Dre Day: July 5th 1970 is a posthumous 2008 album by hyphy Bay Area rapper Mac Dre, released by Thizz Entertainment. It features remixes of Dre classics with new verses created by other artists, as well as several of his more obscure tracks. The date in the title commemorates his birthday. The illustration on the album cover depicts Mac Dre as Uncle Sam.

==Track listing==

1. Since "84", "94", "04" (featuring Dubee and Mistah F.A.B.)
2. Doogie wit It
3. All da Time (featuring Chop da Hookman, Bavgate and Johnny Ca$h)
4. G.A.M.E (featuring B-Legit)
5. West Coast Pimp (featuring J-Diggs)
6. Hoes (featuring PSD and Keak da Sneak)
7. Giggin' (featuring Mistah F.A.B. and Dem Hoodstarz)
8. Feelin' Myself (featuring Keak da Sneak and Johnny Ca$h)
9. Hands Made 4 Holdin Grands (featuring Dubee)
10. Roll Wit (featuring Zion I)
11. On da Run (featuring J-Diggs, Mac Mall, Duna and Boss Hogg)
12. 6-500 (featuring Rydah J. Klyde)
13. Quarter Backin' (featuring Dubee and J-Hype)

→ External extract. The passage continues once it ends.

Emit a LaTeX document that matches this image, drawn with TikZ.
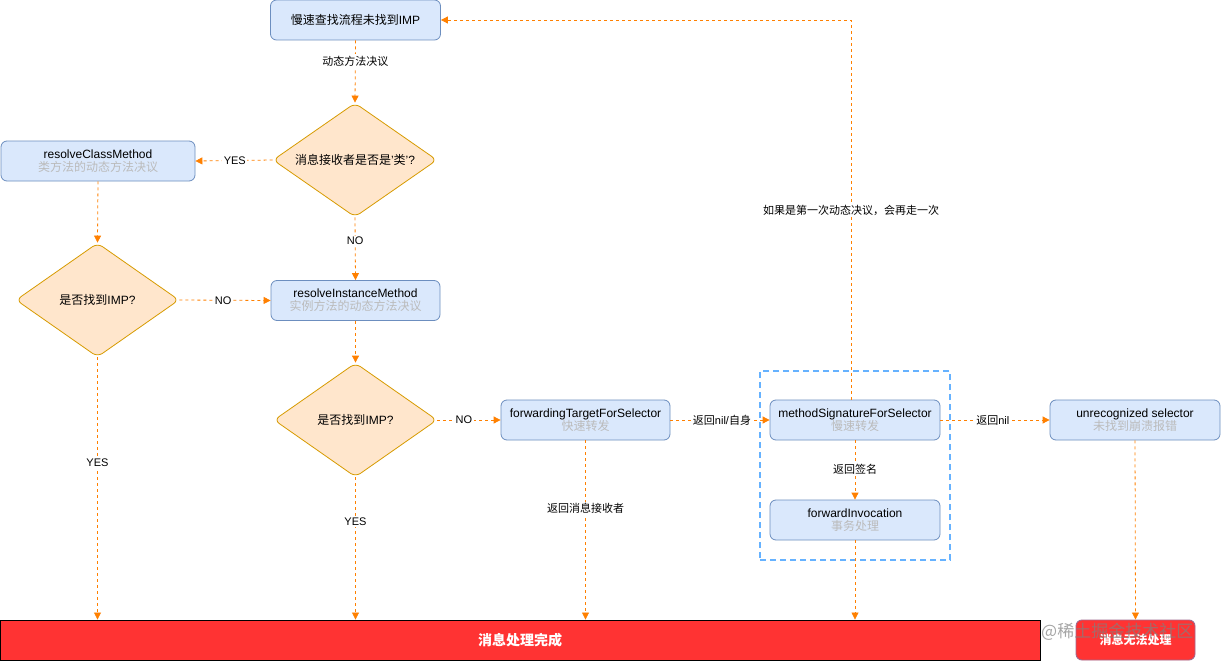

14. Get Stupid (featuring Cutthoat Committee)
15. Treal Man (featuring Mac Minister and Swamp Kat)
16. My Life's a Movie (featuring Messy Marv)

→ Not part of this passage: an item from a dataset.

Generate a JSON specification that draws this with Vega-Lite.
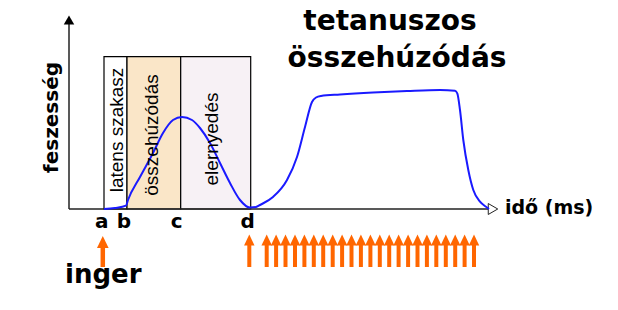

17. Crestside (featuring Dubee, J-Diggs and Da' Unda' Dogg)
18. Thizzle Dance (featuring Miami and Keak da Sneak)

== Reception ==
A review in Rap Reviews recommended Dre Day to "casual Dre fans", arguing that "this may be one of the better uses of his catalog since his death".